**DIRECTIONS FOR THIS TASK**
Without the pictures, can you quote each line below exactly?

[Begin SOURCE DATA]

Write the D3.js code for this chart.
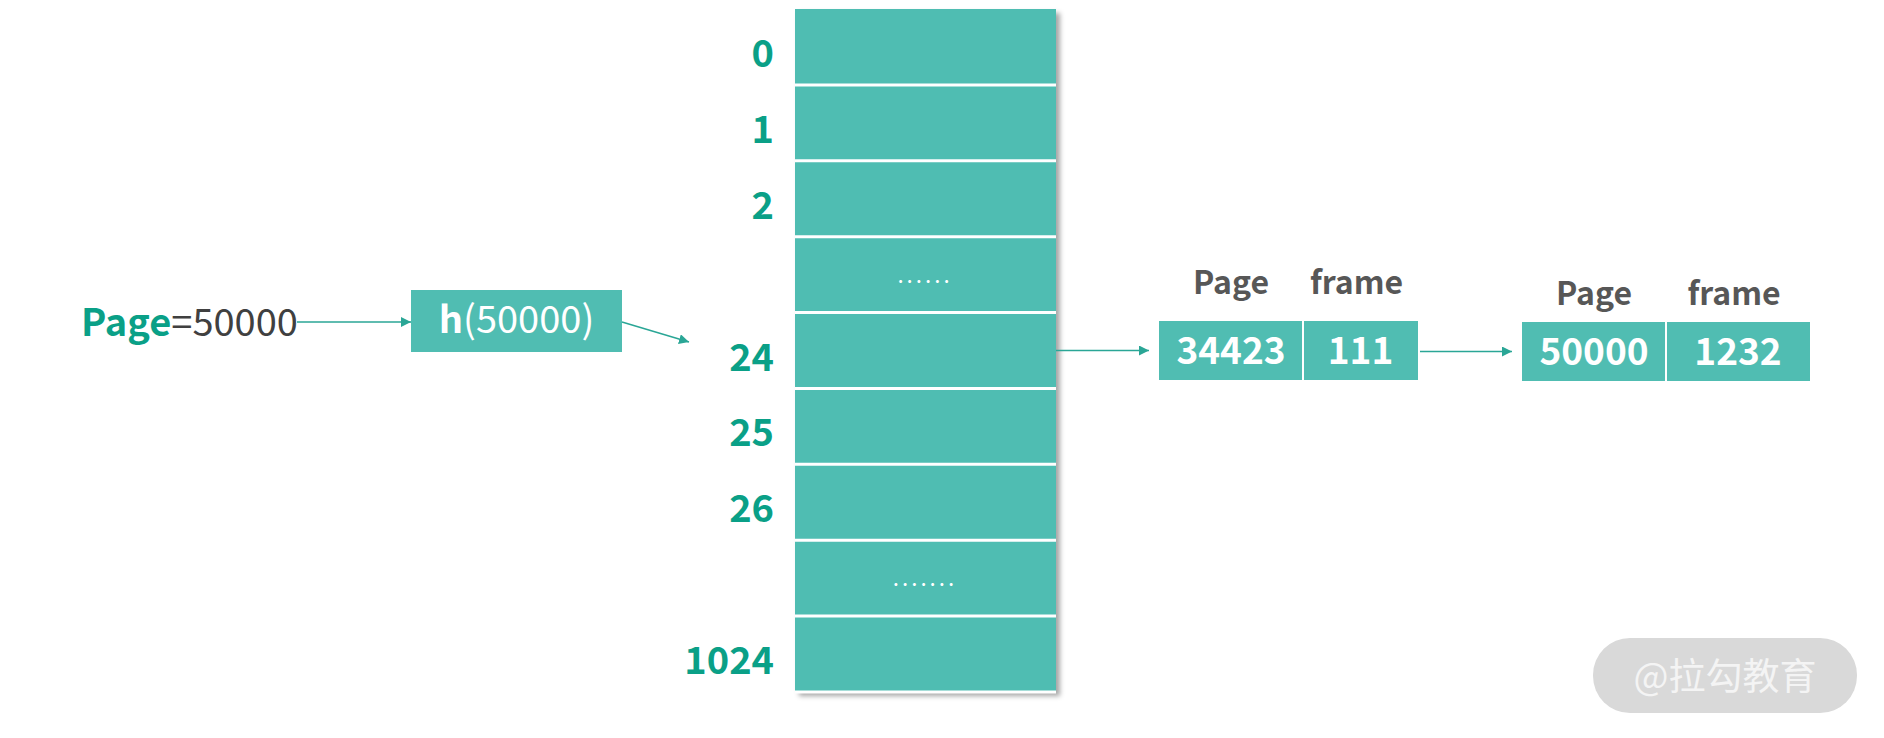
<!DOCTYPE html>
<html>
<head>
<meta charset="utf-8">
<script src="https://cdn.jsdelivr.net/npm/d3@7"></script>
<style>
  html, body { margin: 0; padding: 0; background: #fff; }
  svg text { font-family: "Noto Sans CJK SC", "Noto Sans", sans-serif; }
</style>
</head>
<body>
<svg width="1884" height="738"></svg>
<script>
// hash table slots, left labels ("" = skipped slot shown with dots)
var slotLabels = ["0", "1", "2", "", "24", "25", "26", "", "1024"];
var slotDots = ["", "", "", "......", "", "", "", ".......", ""];
// the slot that page 50000 hashes to
var hitSlot = 4;
// chained entries hanging off slot 24
var chainPages = [34423, 50000];
var chainFrames = [111, 1232];
var chainHeaders = ["Page", "frame"];
var inputPage = 50000;
var hashLabel = "h";
var watermark = "@拉勾教育";

var teal = "#50bdb2",
    labelTeal = "#0aa087",
    arrowTeal = "#2aa696",
    gray = "#575757";

var svg = d3.select("svg");

var defs = svg.append("defs");
defs.append("marker")
    .attr("id", "arrow")
    .attr("viewBox", "0 0 10 10")
    .attr("refX", 10)
    .attr("refY", 5)
    .attr("markerWidth", 10)
    .attr("markerHeight", 10)
    .attr("markerUnits", "userSpaceOnUse")
    .attr("orient", "auto")
    .append("path")
    .attr("d", "M0,0L10,5L0,10Z")
    .attr("fill", arrowTeal);
var shadow = defs.append("filter")
    .attr("id", "shadow")
    .attr("x", "-10%").attr("y", "-10%")
    .attr("width", "130%").attr("height", "130%");
shadow.append("feDropShadow")
    .attr("dx", 4).attr("dy", 4)
    .attr("stdDeviation", 2.5)
    .attr("flood-color", "#000")
    .attr("flood-opacity", 0.35);

// ---- the slot column
var y = d3.scaleBand()
    .domain(d3.range(slotLabels.length))
    .range([9, 692]);
var colX = 795, colW = 261;

var col = svg.append("g");
col.append("rect")
    .attr("x", colX)
    .attr("y", y.range()[0])
    .attr("width", colW)
    .attr("height", y.range()[1] - y.range()[0])
    .attr("fill", teal)
    .attr("filter", "url(#shadow)");

col.selectAll("line.div")
    .data(d3.range(1, slotLabels.length + 1))
    .enter()
    .append("line")
    .attr("class", "div")
    .attr("x1", colX)
    .attr("x2", colX + colW)
    .attr("y1", function(d) { return d === slotLabels.length ? y.range()[1] : y(d); })
    .attr("y2", function(d) { return d === slotLabels.length ? y.range()[1] : y(d); })
    .attr("stroke", "#fff")
    .attr("stroke-width", 3);

col.selectAll("text.dots")
    .data(slotDots)
    .enter()
    .append("text")
    .attr("class", "dots")
    .attr("x", colX + colW / 2)
    .attr("y", function(d, i) { return y(i) + y.bandwidth() / 2 + 8; })
    .attr("text-anchor", "middle")
    .attr("fill", "#fff")
    .attr("font-size", 16)
    .attr("font-weight", "bold")
    .attr("letter-spacing", 4)
    .text(function(d) { return d; });

svg.append("g").selectAll("text")
    .data(slotLabels)
    .enter()
    .append("text")
    .attr("x", 774)
    .attr("y", function(d, i) { return y(i) + y.bandwidth() / 2 + 20; })
    .attr("text-anchor", "end")
    .attr("fill", labelTeal)
    .attr("font-size", 38)
    .attr("font-weight", "bold")
    .text(function(d) { return d; });

// ---- input page and hash box
var inp = svg.append("text")
    .attr("x", 81)
    .attr("y", 336)
    .attr("font-size", 38);
inp.append("tspan").attr("fill", labelTeal).attr("font-weight", "bold").text("Page");
inp.append("tspan").attr("fill", "#404040").text("=" + inputPage);

var hBox = {x: 411, y: 290, w: 211, h: 62};
svg.append("rect")
    .attr("x", hBox.x).attr("y", hBox.y)
    .attr("width", hBox.w).attr("height", hBox.h)
    .attr("fill", teal);
var ht = svg.append("text")
    .attr("x", hBox.x + hBox.w / 2)
    .attr("y", 333)
    .attr("text-anchor", "middle")
    .attr("fill", "#fff")
    .attr("font-size", 38);
ht.append("tspan").attr("font-weight", "bold").text(hashLabel);
ht.append("tspan").text("(" + inputPage + ")");

function arrow(x1, y1, x2, y2) {
    svg.append("line")
        .attr("x1", x1).attr("y1", y1)
        .attr("x2", x2).attr("y2", y2)
        .attr("stroke", arrowTeal)
        .attr("stroke-width", 1.5)
        .attr("marker-end", "url(#arrow)");
}
arrow(297, 322, hBox.x, 322);
arrow(hBox.x + hBox.w, 322, 689, 342);

// ---- chain of (page, frame) entries
var nodeX = d3.scaleLinear().domain([0, 1]).range([1159, 1522]);
var nodeTop = [321, 322];
var headerDrop = [0, 10];
var pageW = 144, frameW = [115, 144], cellH = 59;
var hitY = y(hitSlot) + y.bandwidth() / 2;

arrow(colX + colW, hitY, nodeX(0) - 10, hitY);

chainPages.forEach(function(p, i) {
    var x0 = nodeX(i), t = nodeTop[i], fw = frameW[i];
    var g = svg.append("g");
    g.append("rect")
        .attr("x", x0).attr("y", t)
        .attr("width", pageW + fw).attr("height", cellH)
        .attr("fill", teal);
    g.append("line")
        .attr("x1", x0 + pageW).attr("x2", x0 + pageW)
        .attr("y1", t).attr("y2", t + cellH)
        .attr("stroke", "#fff").attr("stroke-width", 2);
    var centers = [x0 + pageW / 2, x0 + pageW + fw / 2];
    [p, chainFrames[i]].forEach(function(v, k) {
        g.append("text")
            .attr("x", centers[k])
            .attr("y", t + cellH / 2 + 13)
            .attr("text-anchor", "middle")
            .attr("fill", "#fff")
            .attr("font-size", 37)
            .attr("font-weight", "bold")
            .text(v);
    });
    chainHeaders.forEach(function(h, k) {
        g.append("text")
            .attr("x", centers[k] + (k === 1 ? -4 : 0))
            .attr("y", t - 27 + headerDrop[i])
            .attr("text-anchor", "middle")
            .attr("fill", gray)
            .attr("font-size", 32)
            .attr("font-weight", "bold")
            .text(h);
    });
    if (i < chainPages.length - 1) {
        arrow(x0 + pageW + fw + 2, t + cellH / 2 + 1, nodeX(i + 1) - 10, t + cellH / 2 + 1);
    }
});

// ---- watermark
svg.append("rect")
    .attr("x", 1593).attr("y", 638)
    .attr("width", 264).attr("height", 75)
    .attr("rx", 37)
    .attr("fill", "#d9d9d9");
svg.append("text")
    .attr("x", 1725)
    .attr("y", 690)
    .attr("text-anchor", "middle")
    .attr("fill", "#f4f4f4")
    .attr("font-size", 37)
    .text(watermark);
</script>
</body>
</html>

[End SOURCE DATA]

**FULL OUTPUT**
Write the D3.js code for this chart.
<!DOCTYPE html>
<html>
<head>
<meta charset="utf-8">
<script src="https://cdn.jsdelivr.net/npm/d3@7"></script>
<style>
  html, body { margin: 0; padding: 0; background: #fff; }
  svg text { font-family: "Noto Sans CJK SC", "Noto Sans", sans-serif; }
</style>
</head>
<body>
<svg width="1884" height="738"></svg>
<script>
// hash table slots, left labels ("" = skipped slot shown with dots)
var slotLabels = ["0", "1", "2", "", "24", "25", "26", "", "1024"];
var slotDots = ["", "", "", "......", "", "", "", ".......", ""];
// the slot that page 50000 hashes to
var hitSlot = 4;
// chained entries hanging off slot 24
var chainPages = [34423, 50000];
var chainFrames = [111, 1232];
var chainHeaders = ["Page", "frame"];
var inputPage = 50000;
var hashLabel = "h";
var watermark = "@拉勾教育";

var teal = "#50bdb2",
    labelTeal = "#0aa087",
    arrowTeal = "#2aa696",
    gray = "#575757";

var svg = d3.select("svg");

var defs = svg.append("defs");
defs.append("marker")
    .attr("id", "arrow")
    .attr("viewBox", "0 0 10 10")
    .attr("refX", 10)
    .attr("refY", 5)
    .attr("markerWidth", 10)
    .attr("markerHeight", 10)
    .attr("markerUnits", "userSpaceOnUse")
    .attr("orient", "auto")
    .append("path")
    .attr("d", "M0,0L10,5L0,10Z")
    .attr("fill", arrowTeal);
var shadow = defs.append("filter")
    .attr("id", "shadow")
    .attr("x", "-10%").attr("y", "-10%")
    .attr("width", "130%").attr("height", "130%");
shadow.append("feDropShadow")
    .attr("dx", 4).attr("dy", 4)
    .attr("stdDeviation", 2.5)
    .attr("flood-color", "#000")
    .attr("flood-opacity", 0.35);

// ---- the slot column
var y = d3.scaleBand()
    .domain(d3.range(slotLabels.length))
    .range([9, 692]);
var colX = 795, colW = 261;

var col = svg.append("g");
col.append("rect")
    .attr("x", colX)
    .attr("y", y.range()[0])
    .attr("width", colW)
    .attr("height", y.range()[1] - y.range()[0])
    .attr("fill", teal)
    .attr("filter", "url(#shadow)");

col.selectAll("line.div")
    .data(d3.range(1, slotLabels.length + 1))
    .enter()
    .append("line")
    .attr("class", "div")
    .attr("x1", colX)
    .attr("x2", colX + colW)
    .attr("y1", function(d) { return d === slotLabels.length ? y.range()[1] : y(d); })
    .attr("y2", function(d) { return d === slotLabels.length ? y.range()[1] : y(d); })
    .attr("stroke", "#fff")
    .attr("stroke-width", 3);

col.selectAll("text.dots")
    .data(slotDots)
    .enter()
    .append("text")
    .attr("class", "dots")
    .attr("x", colX + colW / 2)
    .attr("y", function(d, i) { return y(i) + y.bandwidth() / 2 + 8; })
    .attr("text-anchor", "middle")
    .attr("fill", "#fff")
    .attr("font-size", 16)
    .attr("font-weight", "bold")
    .attr("letter-spacing", 4)
    .text(function(d) { return d; });

svg.append("g").selectAll("text")
    .data(slotLabels)
    .enter()
    .append("text")
    .attr("x", 774)
    .attr("y", function(d, i) { return y(i) + y.bandwidth() / 2 + 20; })
    .attr("text-anchor", "end")
    .attr("fill", labelTeal)
    .attr("font-size", 38)
    .attr("font-weight", "bold")
    .text(function(d) { return d; });

// ---- input page and hash box
var inp = svg.append("text")
    .attr("x", 81)
    .attr("y", 336)
    .attr("font-size", 38);
inp.append("tspan").attr("fill", labelTeal).attr("font-weight", "bold").text("Page");
inp.append("tspan").attr("fill", "#404040").text("=" + inputPage);

var hBox = {x: 411, y: 290, w: 211, h: 62};
svg.append("rect")
    .attr("x", hBox.x).attr("y", hBox.y)
    .attr("width", hBox.w).attr("height", hBox.h)
    .attr("fill", teal);
var ht = svg.append("text")
    .attr("x", hBox.x + hBox.w / 2)
    .attr("y", 333)
    .attr("text-anchor", "middle")
    .attr("fill", "#fff")
    .attr("font-size", 38);
ht.append("tspan").attr("font-weight", "bold").text(hashLabel);
ht.append("tspan").text("(" + inputPage + ")");

function arrow(x1, y1, x2, y2) {
    svg.append("line")
        .attr("x1", x1).attr("y1", y1)
        .attr("x2", x2).attr("y2", y2)
        .attr("stroke", arrowTeal)
        .attr("stroke-width", 1.5)
        .attr("marker-end", "url(#arrow)");
}
arrow(297, 322, hBox.x, 322);
arrow(hBox.x + hBox.w, 322, 689, 342);

// ---- chain of (page, frame) entries
var nodeX = d3.scaleLinear().domain([0, 1]).range([1159, 1522]);
var nodeTop = [321, 322];
var headerDrop = [0, 10];
var pageW = 144, frameW = [115, 144], cellH = 59;
var hitY = y(hitSlot) + y.bandwidth() / 2;

arrow(colX + colW, hitY, nodeX(0) - 10, hitY);

chainPages.forEach(function(p, i) {
    var x0 = nodeX(i), t = nodeTop[i], fw = frameW[i];
    var g = svg.append("g");
    g.append("rect")
        .attr("x", x0).attr("y", t)
        .attr("width", pageW + fw).attr("height", cellH)
        .attr("fill", teal);
    g.append("line")
        .attr("x1", x0 + pageW).attr("x2", x0 + pageW)
        .attr("y1", t).attr("y2", t + cellH)
        .attr("stroke", "#fff").attr("stroke-width", 2);
    var centers = [x0 + pageW / 2, x0 + pageW + fw / 2];
    [p, chainFrames[i]].forEach(function(v, k) {
        g.append("text")
            .attr("x", centers[k])
            .attr("y", t + cellH / 2 + 13)
            .attr("text-anchor", "middle")
            .attr("fill", "#fff")
            .attr("font-size", 37)
            .attr("font-weight", "bold")
            .text(v);
    });
    chainHeaders.forEach(function(h, k) {
        g.append("text")
            .attr("x", centers[k] + (k === 1 ? -4 : 0))
            .attr("y", t - 27 + headerDrop[i])
            .attr("text-anchor", "middle")
            .attr("fill", gray)
            .attr("font-size", 32)
            .attr("font-weight", "bold")
            .text(h);
    });
    if (i < chainPages.length - 1) {
        arrow(x0 + pageW + fw + 2, t + cellH / 2 + 1, nodeX(i + 1) - 10, t + cellH / 2 + 1);
    }
});

// ---- watermark
svg.append("rect")
    .attr("x", 1593).attr("y", 638)
    .attr("width", 264).attr("height", 75)
    .attr("rx", 37)
    .attr("fill", "#d9d9d9");
svg.append("text")
    .attr("x", 1725)
    .attr("y", 690)
    .attr("text-anchor", "middle")
    .attr("fill", "#f4f4f4")
    .attr("font-size", 37)
    .text(watermark);
</script>
</body>
</html>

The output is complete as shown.